The self-appointed guardians of sport’s conscience were aghast at his audacity, but forced to change by the subsequent firestorm. The next stage of that process starts on Tuesday, when IOC president Thomas Bach unveils 40 new rules governing bidding cities and the introduction of new sports. That isn’t altruism; it is a cold-eyed, clear-minded attempt to assuage the fears of the sponsors and TV executives who fund the five-ringed circus.

They get nervous when the FBI begin to start sorting through the dirty washing, as they did with Hodler’s revelations and Tygart’s anti-doping crusade. The cycle continues with Fifa, following the apparent use of disgraced former executive committee member Chuck Blazer as an informer.

Though there is something deliciously appropriate about the image of Blatter being stalked by the ghost of J Edgar Hoover, it is not his only worry. The European Union are on Fifa’s case, and have called, through their sports commissioner, Tibor Navracsics, for full disclosure. The threat is implicit, but potentially lethal. Though Fifa are unregulated, and demand the privileges of a self-proclaimed sovereign state when operating outside their Swiss base, their European business activities, including the pivotal sale of television rights, are subject to EU regulations. Navracsics is planning to use single-market rules to encourage better sports governance. Should he summon the spirit of Williams, who sought the truth for 23 years while working from her kitchen table, in defiance of resistance from police and government agencies, change will be accelerated.

Let’s be honest, if such a concept applies in this context. Blatter has the right to proclaim his munificence, and foster the myth of his martyrdom, but no one believes a word uttered by his apologists and apparatchiks. He is allowed to retain his dignity because of protocol and tradition. He is accustomed to being feted and fawned over. He is a wily, often vicious politician who knows how to manipulate individual ambition and nationalistic ardour.

Enough. It is time to treat him with the contempt he deserves. Withdraw the affectations of achievement, like his honorary doctorate from De Montfort University in Leicester, one of 76 awards listed in his suitably surreal biography on the Fifa website. Treat the great man, the International Humanitarian of the Year, as persona non grata, in the UK at least.

Fifa vice-president Jim Boyce alongside president Sepp Blatter

Greg Dyke inspires little respect and less confidence as FA chairman, but he should refuse to put forward a candidate to succeed Jim Boyce as Britain’s Fifa vice-president. He should use the good offices of the Premier League and ask David Gill, the globally respected former Manchester United CEO, to seek new political and commercial allegiances in North America and Asia.
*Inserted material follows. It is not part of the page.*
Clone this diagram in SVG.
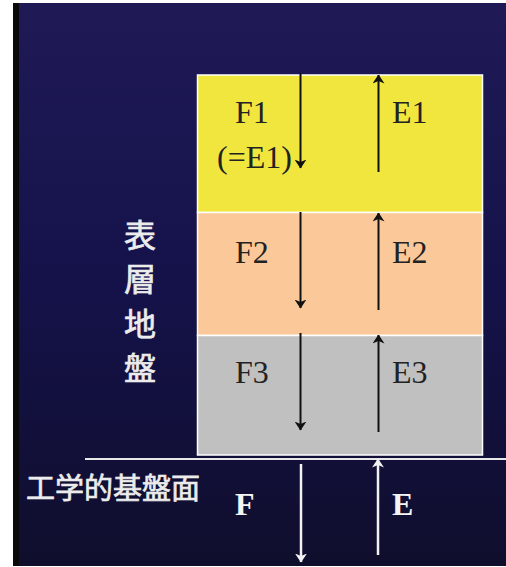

The signal to Blatter should be clear and unequivocal: No One Likes You, And We Do Care.

United in condemnation

A fearful young woman will awake today and pray her new identity will not be compromised. The nightmare of being isolated from her family and on the run from strangers with malicious intent endures.

A court found she had been raped by the footballer Ched Evans, yet she remains a victim, forced to live under police protection having changed her name and appearance. Her plight is emphasised by the investigation into rape threats, issued against Jessica Ennis-Hill when she signalled her resistance to the prospect of Evans re-signing for Sheffield United.

Jessica Ennis-Hill received threats and abuse online for standing against the re-signing of Ched Evans

This is not a “media frenzy” or “mob justice”, as Evans’s supporters allege. This is a case of basic human decency. Evans shows no remorse, so there can be no rehabilitation. If Sheffield United or any other football club employ him, they should be regarded as social and sporting pariahs.